Couple’s hang up over R&B star calls

Date published: 01 July 2009


A tune by a chart-topping recording artist has rung all the wrong bells with a frustrated Grotton couple.

Gerry Matley and his wife, Catriona Howard-Smith, have been deluged with shoals of telephone calls from adoring fans of American R&B hitmaker, Soulja Boy.

The Atlanta-based star’s latest tune, “Kiss Me Thru the Phone” hit the UK singles charts a month ago. Since then the couple’s home telephone has gone into meltdown. Because the singer raps a 10-digit phone number in the song and the first seven numbers link callers in the Greater Manchester area and beyond directly to their ex-directory home telephone.

Catriona, who ran the Hanging Gate pub in Diggle with her husband, said: “We are getting more than 40 calls a day at the moment from Soulja Boy fans.

“Mostly, the calls come from young girls who ring in the afternoon after they have finished school. But there have been extremes with callers phoning up at 3am asking to speak to the star.

“Many actually believe they are going to speak to the singer himself. We don’t want to burst their bubble — and we do try to let them down gently. But they simply have a problem believing we are actually in Grotton — not America.

“Some fans start singing down the phone to us, and, even though we patiently explain the situation, they find it hard to understand we have absolutely nothing to do with the singer.”

Mr Matley, a 54-year-old father-of-two, runs an energy assessment business from his home and for business reasons cannot change his number.

He said: “It must be a billion-to-one chance for someone to choose our telephone number to include in a song.

“Our lives have been turned upside down by the calls. Many fans think they are through to a showbiz hotline — not a private house. We are just going to have to tough it out until interest in the tune fades,” he added.

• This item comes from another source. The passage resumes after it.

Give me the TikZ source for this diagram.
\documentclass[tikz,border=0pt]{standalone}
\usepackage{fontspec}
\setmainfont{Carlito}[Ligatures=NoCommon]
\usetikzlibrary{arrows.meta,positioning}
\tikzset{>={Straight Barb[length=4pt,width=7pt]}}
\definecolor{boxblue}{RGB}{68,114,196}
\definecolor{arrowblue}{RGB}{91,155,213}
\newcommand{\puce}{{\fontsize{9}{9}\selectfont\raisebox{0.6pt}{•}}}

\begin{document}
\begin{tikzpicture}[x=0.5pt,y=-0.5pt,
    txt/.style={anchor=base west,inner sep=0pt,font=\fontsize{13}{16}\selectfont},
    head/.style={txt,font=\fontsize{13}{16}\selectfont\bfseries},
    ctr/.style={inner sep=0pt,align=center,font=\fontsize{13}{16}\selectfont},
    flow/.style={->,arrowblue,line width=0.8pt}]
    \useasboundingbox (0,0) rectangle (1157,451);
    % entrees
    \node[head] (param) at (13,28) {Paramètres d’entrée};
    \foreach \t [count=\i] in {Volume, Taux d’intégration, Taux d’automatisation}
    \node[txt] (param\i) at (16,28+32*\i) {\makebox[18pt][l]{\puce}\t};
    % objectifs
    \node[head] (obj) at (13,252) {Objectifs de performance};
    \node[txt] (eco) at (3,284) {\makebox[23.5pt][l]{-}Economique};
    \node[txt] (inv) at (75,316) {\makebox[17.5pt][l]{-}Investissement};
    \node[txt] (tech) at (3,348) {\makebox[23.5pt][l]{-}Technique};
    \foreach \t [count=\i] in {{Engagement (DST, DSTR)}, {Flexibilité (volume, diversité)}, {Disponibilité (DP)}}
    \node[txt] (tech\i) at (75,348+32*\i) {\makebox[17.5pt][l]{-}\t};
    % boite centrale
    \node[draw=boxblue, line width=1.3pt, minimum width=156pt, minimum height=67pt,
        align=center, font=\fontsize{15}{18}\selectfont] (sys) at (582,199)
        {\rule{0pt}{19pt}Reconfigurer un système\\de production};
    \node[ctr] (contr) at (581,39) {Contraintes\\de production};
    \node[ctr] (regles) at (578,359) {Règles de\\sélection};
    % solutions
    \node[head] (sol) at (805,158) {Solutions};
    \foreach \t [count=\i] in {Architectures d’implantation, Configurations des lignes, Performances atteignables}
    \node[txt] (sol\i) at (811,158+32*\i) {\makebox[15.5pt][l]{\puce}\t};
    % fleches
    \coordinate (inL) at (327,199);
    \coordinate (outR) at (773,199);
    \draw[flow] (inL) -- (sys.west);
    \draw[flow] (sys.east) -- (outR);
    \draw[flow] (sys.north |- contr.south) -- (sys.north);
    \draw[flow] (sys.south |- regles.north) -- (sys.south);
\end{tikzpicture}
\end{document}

Soulja Boy — real name DeAndre Ramone — has become a massive star on the rap scene in the United States and received a Grammy nomination in 2008.

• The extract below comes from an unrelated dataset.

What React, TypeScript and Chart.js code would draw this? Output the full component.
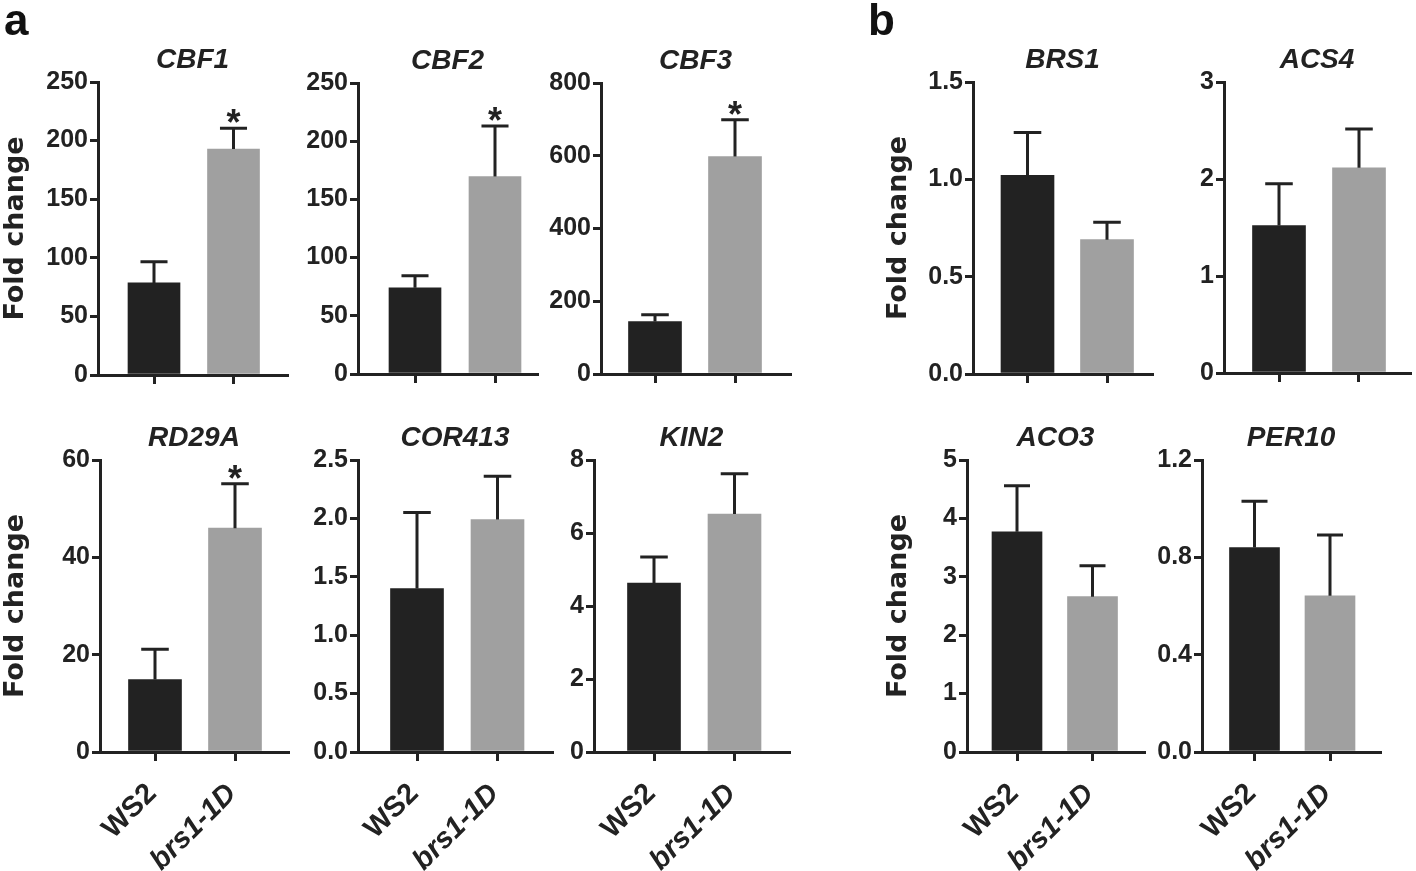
import React, { useEffect, useRef } from 'react';
import { Chart, registerables } from 'chart.js';

Chart.register(...registerables);

// ---------- data ----------
const groups = ['WS2', 'brs1-1D'];
const barColors = ['#222222', '#a0a0a0'];

const cbf1Mean = [78.6, 192.8];
const cbf1Err = [18.1, 17.7];
const cbf1Sig = [false, true];

const cbf2Mean = [74, 169.7];
const cbf2Err = [10.3, 43.3];
const cbf2Sig = [false, true];

const cbf3Mean = [144, 598];
const cbf3Err = [19, 101];
const cbf3Sig = [false, true];

const rd29aMean = [14.9, 46];
const rd29aErr = [6.2, 9.1];
const rd29aSig = [false, true];

const cor413Mean = [1.4, 1.99];
const cor413Err = [0.65, 0.37];
const cor413Sig = [false, false];

const kin2Mean = [4.63, 6.52];
const kin2Err = [0.71, 1.1];
const kin2Sig = [false, false];

const brs1Mean = [1.02, 0.69];
const brs1Err = [0.22, 0.09];
const brs1Sig = [false, false];

const acs4Mean = [1.52, 2.115];
const acs4Err = [0.43, 0.4];
const acs4Sig = [false, false];

const aco3Mean = [3.77, 2.66];
const aco3Err = [0.79, 0.53];
const aco3Sig = [false, false];

const per10Mean = [0.84, 0.642];
const per10Err = [0.19, 0.25];
const per10Sig = [false, false];

// y axis: [max, step, decimals]
const cbf1Axis = [250, 50, 0];
const cbf2Axis = [250, 50, 0];
const cbf3Axis = [800, 200, 0];
const rd29aAxis = [60, 20, 0];
const cor413Axis = [2.5, 0.5, 1];
const kin2Axis = [8, 2, 0];
const brs1Axis = [1.5, 0.5, 1];
const acs4Axis = [3, 1, 0];
const aco3Axis = [5, 1, 0];
const per10Axis = [1.2, 0.4, 1];

const yTitleText = 'Fold change';

// ---------- styles / layout ----------
const INK = '#222222';
const FONT = '"Liberation Sans", Arial, Helvetica, sans-serif';
const TITLE_SIZE = 28;
const TITLE_LH = TITLE_SIZE * 1.2;
const TITLE_GAP = 22;

type Layout = {
  axisX: number; top: number; bottom: number; right: number;
  t0: number; t1: number; barW: number; yW: number; xLabels: boolean; yTitle: boolean;
};

const panels = [
  { gene: 'CBF1', mean: cbf1Mean, err: cbf1Err, sig: cbf1Sig, axis: cbf1Axis,
    L: { axisX: 98, top: 82, bottom: 375, right: 287, t0: 154, t1: 233.5, barW: 52, yW: 98, xLabels: false, yTitle: true } },
  { gene: 'CBF2', mean: cbf2Mean, err: cbf2Err, sig: cbf2Sig, axis: cbf2Axis,
    L: { axisX: 358, top: 83, bottom: 374, right: 537, t0: 415, t1: 495, barW: 52, yW: 75, xLabels: false, yTitle: false } },
  { gene: 'CBF3', mean: cbf3Mean, err: cbf3Err, sig: cbf3Sig, axis: cbf3Axis,
    L: { axisX: 601, top: 83, bottom: 374, right: 790, t0: 655, t1: 735, barW: 53, yW: 75, xLabels: false, yTitle: false } },
  { gene: 'RD29A', mean: rd29aMean, err: rd29aErr, sig: rd29aSig, axis: rd29aAxis,
    L: { axisX: 100, top: 460, bottom: 752, right: 288, t0: 155, t1: 235, barW: 53, yW: 100, xLabels: true, yTitle: true } },
  { gene: 'COR413', mean: cor413Mean, err: cor413Err, sig: cor413Sig, axis: cor413Axis,
    L: { axisX: 358, top: 460, bottom: 752, right: 552, t0: 417, t1: 497.5, barW: 53, yW: 75, xLabels: true, yTitle: false } },
  { gene: 'KIN2', mean: kin2Mean, err: kin2Err, sig: kin2Sig, axis: kin2Axis,
    L: { axisX: 594, top: 460, bottom: 752, right: 789, t0: 654, t1: 734.5, barW: 53, yW: 75, xLabels: true, yTitle: false } },
  { gene: 'BRS1', mean: brs1Mean, err: brs1Err, sig: brs1Sig, axis: brs1Axis,
    L: { axisX: 973, top: 82, bottom: 374, right: 1152, t0: 1027.5, t1: 1107, barW: 53, yW: 90, xLabels: false, yTitle: true } },
  { gene: 'ACS4', mean: acs4Mean, err: acs4Err, sig: acs4Sig, axis: acs4Axis,
    L: { axisX: 1224, top: 82, bottom: 373, right: 1410, t0: 1279, t1: 1359, barW: 53, yW: 75, xLabels: false, yTitle: false } },
  { gene: 'ACO3', mean: aco3Mean, err: aco3Err, sig: aco3Sig, axis: aco3Axis,
    L: { axisX: 967, top: 460, bottom: 752, right: 1144, t0: 1017, t1: 1092.5, barW: 50, yW: 84, xLabels: true, yTitle: true } },
  { gene: 'PER10', mean: per10Mean, err: per10Err, sig: per10Sig, axis: per10Axis,
    L: { axisX: 1202, top: 460, bottom: 752, right: 1380, t0: 1254.5, t1: 1330, barW: 50, yW: 75, xLabels: true, yTitle: false } },
];

function errorBarPlugin(err: number[], sig: boolean[]) {
  return {
    id: 'errbars',
    afterDatasetsDraw(chart: any) {
      const { ctx } = chart;
      const y = chart.scales.y;
      const meta = chart.getDatasetMeta(0);
      const data = chart.data.datasets[0].data as any[];
      ctx.save();
      ctx.strokeStyle = INK;
      ctx.fillStyle = INK;
      ctx.lineWidth = 3;
      meta.data.forEach((bar: any, i: number) => {
        const v = data[i].y;
        const top = y.getPixelForValue(v + err[i]);
        const half = bar.width * 0.26;
        ctx.beginPath();
        ctx.moveTo(bar.x, bar.y);
        ctx.lineTo(bar.x, top);
        ctx.moveTo(bar.x - half, top);
        ctx.lineTo(bar.x + half, top);
        ctx.stroke();
        if (sig[i]) {
          ctx.font = `bold 36px ${FONT}`;
          ctx.textAlign = 'center';
          ctx.textBaseline = 'alphabetic';
          ctx.fillText('*', bar.x, top + 7);
        }
      });
      ctx.restore();
    },
  };
}

function MiniChart({ p }: { p: any }) {
  const ref = useRef<HTMLCanvasElement>(null);
  const L: Layout = p.L;
  const left = Math.round(L.axisX - L.yW);
  const canvasTop = Math.round(L.top - TITLE_GAP - TITLE_LH / 2);
  const xH = L.xLabels ? 871 - L.bottom : 22;
  const padRight = 4;
  const width = Math.round(L.right - left + padRight);
  const height = Math.round(L.bottom - canvasTop + xH);

  useEffect(() => {
    const unit = L.t1 - L.t0;
    const [yMax, yStep, dec] = p.axis;
    const chart = new Chart(ref.current as HTMLCanvasElement, {
      type: 'bar',
      data: {
        datasets: [{
          data: p.mean.map((v: number, i: number) => ({ x: i, y: v })),
          backgroundColor: barColors,
          borderWidth: 0,
          barThickness: L.barW,
        }],
      },
      options: {
        animation: false,
        responsive: false,
        events: [],
        layout: { padding: { left: 0, right: padRight, top: 0, bottom: 0 } },
        plugins: {
          legend: { display: false },
          tooltip: { enabled: false },
          title: {
            display: true,
            text: p.gene,
            fullSize: false,
            color: INK,
            font: { family: FONT, size: TITLE_SIZE, weight: 'bold', style: 'italic', lineHeight: 1.2 },
            padding: { top: 0, bottom: L.top - canvasTop - TITLE_LH },
          },
        },
        scales: {
          x: {
            type: 'linear',
            offset: false,
            min: -(L.t0 - L.axisX) / unit,
            max: 1 + (L.right - L.t1) / unit,
            afterBuildTicks: (s: any) => { s.ticks = groups.map((_, i) => ({ value: i })); },
            afterFit: (s: any) => { s.height = xH; },
            grid: { offset: false, drawOnChartArea: false, drawTicks: true, tickLength: 9, lineWidth: 3, color: INK },
            border: { display: true, width: 3, color: INK },
            ticks: {
              display: L.xLabels,
              autoSkip: false,
              minRotation: 45,
              maxRotation: 45,
              padding: 16,
              labelOffset: -3,
              color: INK,
              font: (c: any) => ({ family: FONT, size: 29, weight: 'bold', style: c.index === 1 ? 'italic' : 'normal' }),
              callback: (v: any) => groups[v] ?? '',
            },
          },
          y: {
            min: 0,
            max: yMax,
            afterFit: (s: any) => { s.width = L.yW; },
            grid: { drawOnChartArea: false, drawTicks: true, tickLength: 8, lineWidth: 3, color: INK },
            border: { display: true, width: 3, color: INK },
            ticks: {
              stepSize: yStep,
              padding: 2,
              color: INK,
              font: { family: FONT, size: 25, weight: 'bold' },
              callback: (v: any) => Number(v).toFixed(dec),
            },
            title: {
              display: L.yTitle,
              text: yTitleText,
              color: INK,
              padding: 0,
              font: { family: '"DejaVu Sans", sans-serif', size: 27, weight: 'bold', lineHeight: 1.2 },
            },
          },
        },
      } as any,
      plugins: [errorBarPlugin(p.err, p.sig)],
    });
    return () => chart.destroy();
  }, []);

  return (
    <canvas
      ref={ref}
      width={width}
      height={height}
      style={{ position: 'absolute', left, top: canvasTop, width, height }}
    />
  );
}

export default function App() {
  const letter: React.CSSProperties = {
    position: 'absolute', top: -2, fontFamily: FONT, fontWeight: 'bold',
    fontSize: 44, lineHeight: '44px', color: '#111',
  };
  return (
    <div style={{ position: 'absolute', left: 0, top: 0, width: 1416, height: 871, background: '#fff', overflow: 'hidden' }}>
      {panels.map((p) => <MiniChart key={p.gene} p={p} />)}
      <div style={{ ...letter, left: 4 }}>a</div>
      <div style={{ ...letter, left: 868 }}>b</div>
    </div>
  );
}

He had a public feud with Ice-T after the Gangsta legend said his work was garbage and accused him of killing hip-hop. In December, last year, he was held at gunpoint in his home by robbers.

Ms Howard-Smith knew nothing of the singer’s colourful personal life when the calls first began.

But she later solved the riddle when her daughter, Catherine (20) told her about the song and his popularity.

She added: “It is really bizarre. Some callers ask if I am his girlfriend.”

“I suppose it is amusing — but we wish it would stop.”